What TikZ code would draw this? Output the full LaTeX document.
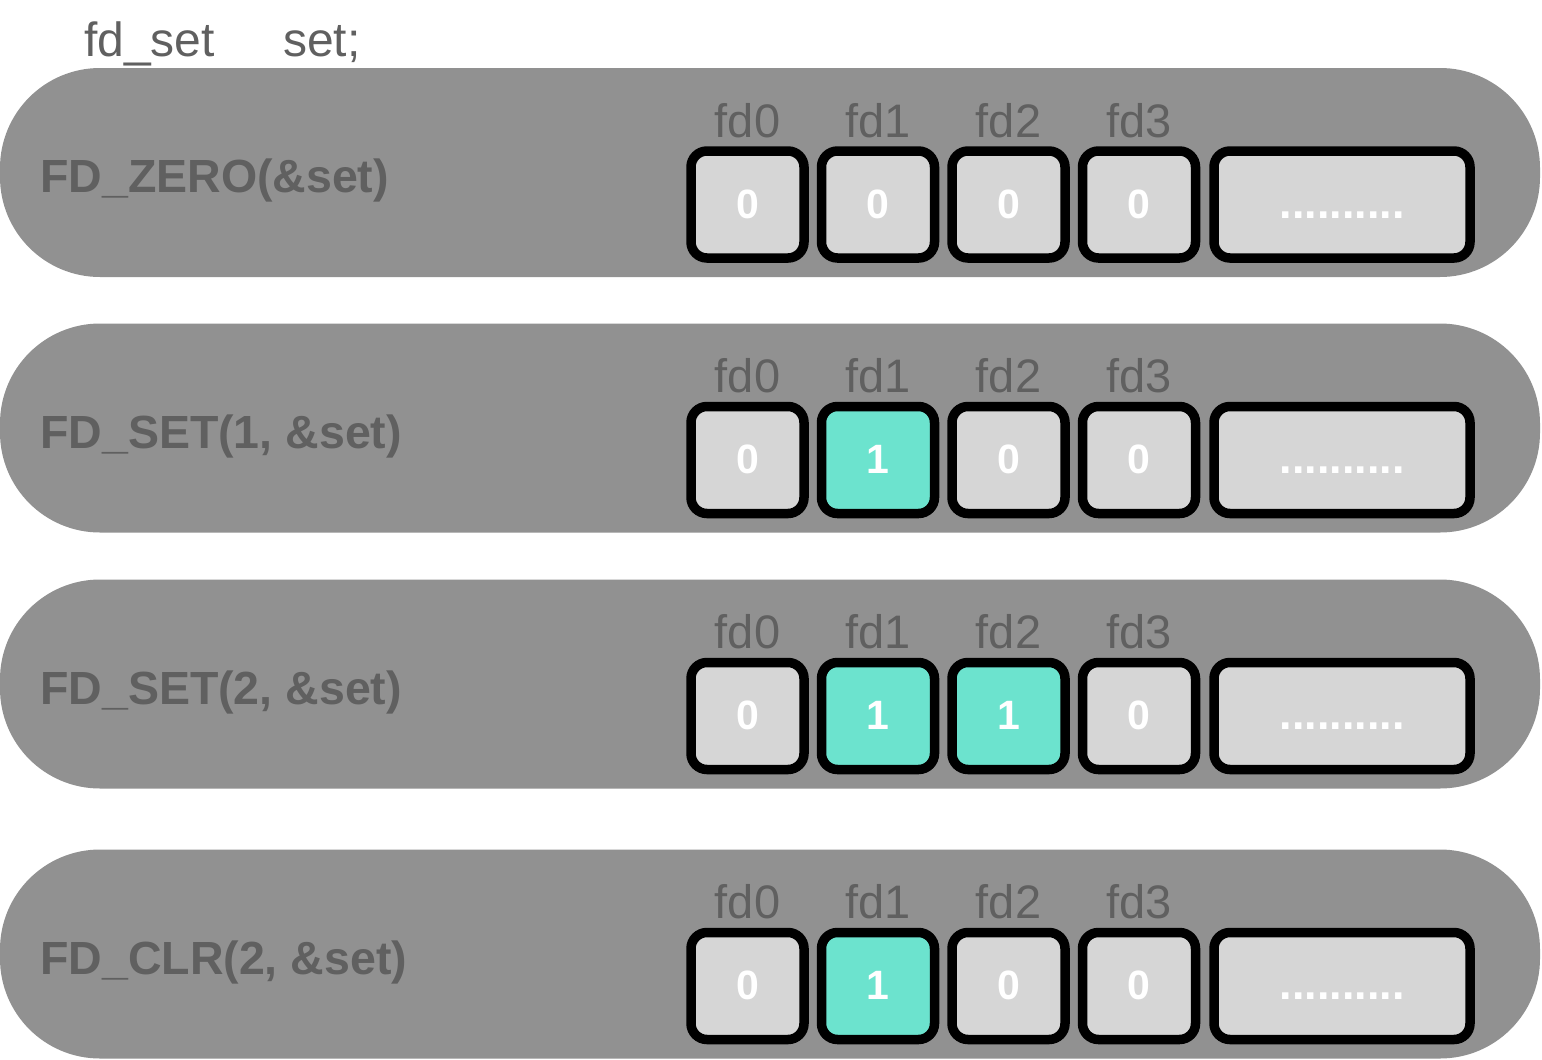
\documentclass[tikz,border=0pt]{standalone}
\usepackage{fontspec}
\setmainfont{Liberation Sans}
\usetikzlibrary{positioning}
\definecolor{bandgray}{HTML}{919191}
\definecolor{textgray}{HTML}{606060}
\definecolor{cellgray}{HTML}{D6D6D6}
\definecolor{setteal}{HTML}{6CE3CE}
\tikzset{
band/.style={fill=bandgray,rounded corners=100pt,minimum width=1540pt,minimum height=209pt,inner sep=0pt},
decl/.style={anchor=base west,text=textgray,font=\fontsize{48}{54}\selectfont,inner sep=0pt},
oplabel/.style={anchor=base west,text=textgray,font=\fontsize{46.5}{54}\selectfont\bfseries,inner sep=0pt},
fdlabel/.style={anchor=base,text=textgray,font=\fontsize{47}{54}\selectfont,inner sep=0pt},
cell/.style={draw=black,line width=9.5pt,rounded corners=16pt,minimum width=113pt,minimum height=107pt,text=white,font=\fontsize{41}{46}\selectfont\bfseries,text height=27pt,text depth=0pt,inner sep=0pt},
bigcell/.style={cell,minimum width=256pt,fill=cellgray,font=\fontsize{45}{50}\selectfont\bfseries},
bit0/.style={fill=cellgray},
bit1/.style={fill=setteal}
}
\begin{document}
\begin{tikzpicture}[x=1pt,y=-1pt,node distance=8pt]
\useasboundingbox (0,0) rectangle (1542,1060);
\node[decl] (decltype) at (84,56) {fd\_set};
\node[decl] (declvar) at (283,56) {set;};
\foreach \r/\yc/\op/\a/\b/\c/\d in {1/172.5/{FD\_ZERO(\&set)}/0/0/0/0,
  2/428/{FD\_SET(1, \&set)}/0/1/0/0,
  3/684/{FD\_SET(2, \&set)}/0/1/1/0,
  4/954/{FD\_CLR(2, \&set)}/0/1/0/0}{
  \node[band] (band\r) at (770,\yc) {};
  \node[oplabel] (op\r) at (40,\yc+20) {\op};
  \node[cell,bit\a] (c\r0) at (747.5,\yc+32) {\a};
  \node[cell,bit\b,right=of c\r0] (c\r1) {\b};
  \node[cell,bit\c,right=of c\r1] (c\r2) {\c};
  \node[cell,bit\d,right=of c\r2] (c\r3) {\d};
  \node[bigcell,right=9pt of c\r3] (more\r) {..........};
  \foreach \k in {0,...,3}
    \node[fdlabel] (fd\r\k) at ([yshift=9pt]c\r\k.north) {fd\k};
}
\end{tikzpicture}
\end{document}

■ ■ ■ ■

Without including any pictures, reproduce the listing exactly.

Solved problem:
What TikZ code would draw this? Output the full LaTeX document.
\documentclass[tikz,border=0pt]{standalone}
\usepackage{fontspec}
\setmainfont{Liberation Sans}
\usetikzlibrary{positioning}
\definecolor{bandgray}{HTML}{919191}
\definecolor{textgray}{HTML}{606060}
\definecolor{cellgray}{HTML}{D6D6D6}
\definecolor{setteal}{HTML}{6CE3CE}
\tikzset{
band/.style={fill=bandgray,rounded corners=100pt,minimum width=1540pt,minimum height=209pt,inner sep=0pt},
decl/.style={anchor=base west,text=textgray,font=\fontsize{48}{54}\selectfont,inner sep=0pt},
oplabel/.style={anchor=base west,text=textgray,font=\fontsize{46.5}{54}\selectfont\bfseries,inner sep=0pt},
fdlabel/.style={anchor=base,text=textgray,font=\fontsize{47}{54}\selectfont,inner sep=0pt},
cell/.style={draw=black,line width=9.5pt,rounded corners=16pt,minimum width=113pt,minimum height=107pt,text=white,font=\fontsize{41}{46}\selectfont\bfseries,text height=27pt,text depth=0pt,inner sep=0pt},
bigcell/.style={cell,minimum width=256pt,fill=cellgray,font=\fontsize{45}{50}\selectfont\bfseries},
bit0/.style={fill=cellgray},
bit1/.style={fill=setteal}
}
\begin{document}
\begin{tikzpicture}[x=1pt,y=-1pt,node distance=8pt]
\useasboundingbox (0,0) rectangle (1542,1060);
\node[decl] (decltype) at (84,56) {fd\_set};
\node[decl] (declvar) at (283,56) {set;};
\foreach \r/\yc/\op/\a/\b/\c/\d in {1/172.5/{FD\_ZERO(\&set)}/0/0/0/0,
  2/428/{FD\_SET(1, \&set)}/0/1/0/0,
  3/684/{FD\_SET(2, \&set)}/0/1/1/0,
  4/954/{FD\_CLR(2, \&set)}/0/1/0/0}{
  \node[band] (band\r) at (770,\yc) {};
  \node[oplabel] (op\r) at (40,\yc+20) {\op};
  \node[cell,bit\a] (c\r0) at (747.5,\yc+32) {\a};
  \node[cell,bit\b,right=of c\r0] (c\r1) {\b};
  \node[cell,bit\c,right=of c\r1] (c\r2) {\c};
  \node[cell,bit\d,right=of c\r2] (c\r3) {\d};
  \node[bigcell,right=9pt of c\r3] (more\r) {..........};
  \foreach \k in {0,...,3}
    \node[fdlabel] (fd\r\k) at ([yshift=9pt]c\r\k.north) {fd\k};
}
\end{tikzpicture}
\end{document}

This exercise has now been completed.